| What the task requires |
Identify the lines that contain the string "this" and copy all of them.

-------- Dataset extract

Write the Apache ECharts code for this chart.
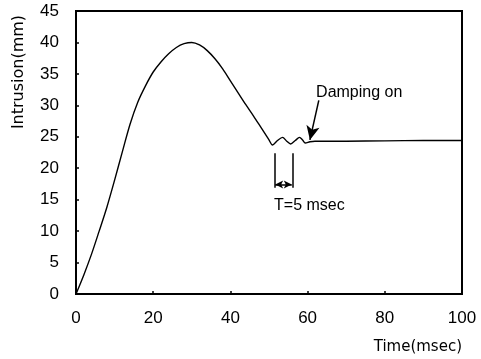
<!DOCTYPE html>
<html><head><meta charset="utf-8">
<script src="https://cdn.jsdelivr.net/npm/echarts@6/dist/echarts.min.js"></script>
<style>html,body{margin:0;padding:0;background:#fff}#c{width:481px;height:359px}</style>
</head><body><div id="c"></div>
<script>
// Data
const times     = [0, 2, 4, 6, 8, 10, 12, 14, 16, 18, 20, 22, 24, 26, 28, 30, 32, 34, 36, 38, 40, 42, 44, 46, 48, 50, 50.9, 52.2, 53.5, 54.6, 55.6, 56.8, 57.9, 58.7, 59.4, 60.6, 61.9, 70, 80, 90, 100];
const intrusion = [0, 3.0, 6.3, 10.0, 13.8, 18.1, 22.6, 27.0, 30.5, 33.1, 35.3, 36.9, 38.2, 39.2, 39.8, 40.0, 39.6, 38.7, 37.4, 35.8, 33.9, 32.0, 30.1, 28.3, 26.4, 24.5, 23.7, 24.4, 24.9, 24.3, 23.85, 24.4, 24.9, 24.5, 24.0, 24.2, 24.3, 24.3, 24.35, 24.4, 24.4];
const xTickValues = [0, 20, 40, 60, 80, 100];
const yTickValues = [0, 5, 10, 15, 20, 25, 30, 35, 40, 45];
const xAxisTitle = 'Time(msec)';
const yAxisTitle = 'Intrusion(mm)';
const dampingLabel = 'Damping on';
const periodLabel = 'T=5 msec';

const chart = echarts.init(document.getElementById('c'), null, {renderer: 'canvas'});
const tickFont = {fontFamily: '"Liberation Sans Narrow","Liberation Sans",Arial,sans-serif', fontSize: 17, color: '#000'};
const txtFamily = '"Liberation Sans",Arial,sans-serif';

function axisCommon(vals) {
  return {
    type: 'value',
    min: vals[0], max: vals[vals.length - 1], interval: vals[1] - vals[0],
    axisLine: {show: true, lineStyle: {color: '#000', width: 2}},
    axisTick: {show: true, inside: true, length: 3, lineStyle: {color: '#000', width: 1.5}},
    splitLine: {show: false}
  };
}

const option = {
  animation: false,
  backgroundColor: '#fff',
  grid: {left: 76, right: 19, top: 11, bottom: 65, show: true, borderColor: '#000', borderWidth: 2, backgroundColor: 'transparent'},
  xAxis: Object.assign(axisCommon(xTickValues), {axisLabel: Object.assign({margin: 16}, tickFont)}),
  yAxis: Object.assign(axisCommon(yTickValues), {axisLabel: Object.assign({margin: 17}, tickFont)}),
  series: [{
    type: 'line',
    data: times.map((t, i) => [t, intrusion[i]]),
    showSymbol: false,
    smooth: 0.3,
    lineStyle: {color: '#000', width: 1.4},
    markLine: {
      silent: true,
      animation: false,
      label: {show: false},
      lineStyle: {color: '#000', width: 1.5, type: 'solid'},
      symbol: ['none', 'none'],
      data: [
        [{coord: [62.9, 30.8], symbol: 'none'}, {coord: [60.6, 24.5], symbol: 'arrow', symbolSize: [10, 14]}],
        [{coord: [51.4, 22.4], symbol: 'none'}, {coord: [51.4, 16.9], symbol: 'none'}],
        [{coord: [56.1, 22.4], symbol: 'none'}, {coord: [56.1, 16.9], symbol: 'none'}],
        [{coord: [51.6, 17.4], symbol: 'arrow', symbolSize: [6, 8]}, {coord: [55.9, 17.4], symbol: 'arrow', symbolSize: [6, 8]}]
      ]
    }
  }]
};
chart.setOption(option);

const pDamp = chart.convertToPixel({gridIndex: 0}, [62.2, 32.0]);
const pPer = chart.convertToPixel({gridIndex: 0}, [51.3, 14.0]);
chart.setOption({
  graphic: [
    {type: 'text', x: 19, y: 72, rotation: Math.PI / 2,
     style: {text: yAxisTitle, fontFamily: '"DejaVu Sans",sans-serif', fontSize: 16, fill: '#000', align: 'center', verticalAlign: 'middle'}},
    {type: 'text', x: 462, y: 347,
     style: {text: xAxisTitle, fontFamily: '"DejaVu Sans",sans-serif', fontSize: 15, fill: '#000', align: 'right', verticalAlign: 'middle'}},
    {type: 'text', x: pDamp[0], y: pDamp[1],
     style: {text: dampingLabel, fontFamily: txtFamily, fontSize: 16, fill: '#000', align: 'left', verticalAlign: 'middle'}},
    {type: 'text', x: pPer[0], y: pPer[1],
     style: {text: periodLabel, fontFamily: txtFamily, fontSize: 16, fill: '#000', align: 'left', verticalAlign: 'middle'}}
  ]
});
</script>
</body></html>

----------------
-------- Dataset extract

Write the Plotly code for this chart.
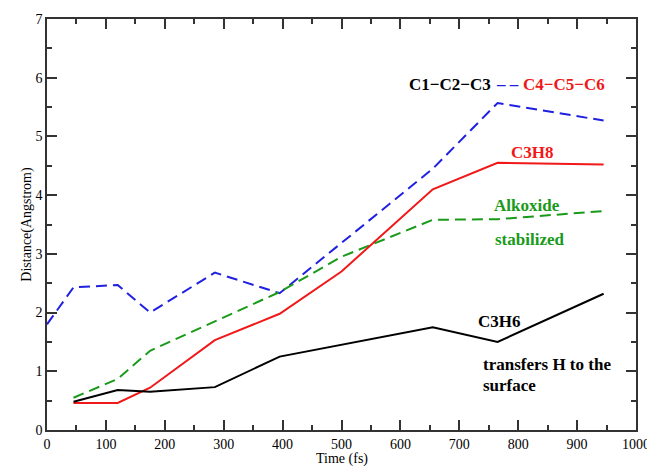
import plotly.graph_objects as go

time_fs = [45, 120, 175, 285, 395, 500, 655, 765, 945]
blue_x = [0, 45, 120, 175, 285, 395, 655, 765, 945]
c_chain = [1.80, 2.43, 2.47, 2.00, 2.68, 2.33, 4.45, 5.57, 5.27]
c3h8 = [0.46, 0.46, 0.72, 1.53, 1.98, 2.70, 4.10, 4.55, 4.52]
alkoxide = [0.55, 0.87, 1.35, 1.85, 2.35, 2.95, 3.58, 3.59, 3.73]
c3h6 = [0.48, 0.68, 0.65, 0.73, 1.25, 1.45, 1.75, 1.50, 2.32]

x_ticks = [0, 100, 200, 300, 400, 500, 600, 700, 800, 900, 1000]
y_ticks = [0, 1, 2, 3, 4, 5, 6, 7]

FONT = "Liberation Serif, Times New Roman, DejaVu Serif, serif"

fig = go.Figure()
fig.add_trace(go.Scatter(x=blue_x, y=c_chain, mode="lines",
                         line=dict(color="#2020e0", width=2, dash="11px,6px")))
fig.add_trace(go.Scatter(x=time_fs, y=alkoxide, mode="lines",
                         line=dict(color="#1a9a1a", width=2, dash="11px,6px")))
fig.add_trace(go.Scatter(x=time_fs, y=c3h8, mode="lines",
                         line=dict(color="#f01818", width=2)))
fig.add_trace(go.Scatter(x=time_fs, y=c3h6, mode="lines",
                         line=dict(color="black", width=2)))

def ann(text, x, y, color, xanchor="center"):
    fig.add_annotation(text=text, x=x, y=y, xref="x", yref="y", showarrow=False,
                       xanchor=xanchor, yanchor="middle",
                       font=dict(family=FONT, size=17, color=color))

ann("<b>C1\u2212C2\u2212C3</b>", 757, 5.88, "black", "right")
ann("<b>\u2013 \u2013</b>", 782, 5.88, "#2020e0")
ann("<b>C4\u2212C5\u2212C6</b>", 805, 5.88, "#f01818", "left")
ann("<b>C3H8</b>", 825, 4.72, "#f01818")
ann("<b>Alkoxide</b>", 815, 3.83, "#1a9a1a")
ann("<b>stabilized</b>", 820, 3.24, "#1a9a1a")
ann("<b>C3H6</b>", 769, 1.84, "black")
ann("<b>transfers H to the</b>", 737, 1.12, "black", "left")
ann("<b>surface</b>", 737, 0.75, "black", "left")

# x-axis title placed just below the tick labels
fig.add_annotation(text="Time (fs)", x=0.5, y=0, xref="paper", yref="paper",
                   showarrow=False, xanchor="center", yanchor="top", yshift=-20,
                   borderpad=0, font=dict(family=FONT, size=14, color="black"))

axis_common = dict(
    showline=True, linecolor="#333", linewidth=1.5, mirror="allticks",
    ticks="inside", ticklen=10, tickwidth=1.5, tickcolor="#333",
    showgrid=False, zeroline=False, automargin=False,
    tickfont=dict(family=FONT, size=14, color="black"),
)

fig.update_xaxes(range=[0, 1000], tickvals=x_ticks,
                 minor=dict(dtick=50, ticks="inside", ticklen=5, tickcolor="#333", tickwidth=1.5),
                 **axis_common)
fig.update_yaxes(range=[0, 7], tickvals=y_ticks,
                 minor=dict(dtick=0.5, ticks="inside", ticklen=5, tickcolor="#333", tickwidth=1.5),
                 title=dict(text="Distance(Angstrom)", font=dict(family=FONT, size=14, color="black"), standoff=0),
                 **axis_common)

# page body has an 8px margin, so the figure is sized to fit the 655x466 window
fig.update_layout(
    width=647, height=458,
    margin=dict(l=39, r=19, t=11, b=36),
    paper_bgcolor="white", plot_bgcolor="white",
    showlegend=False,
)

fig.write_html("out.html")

----------------

| Finished exercise |
Write the Apache ECharts code for this chart.
Write the Plotly code for this chart.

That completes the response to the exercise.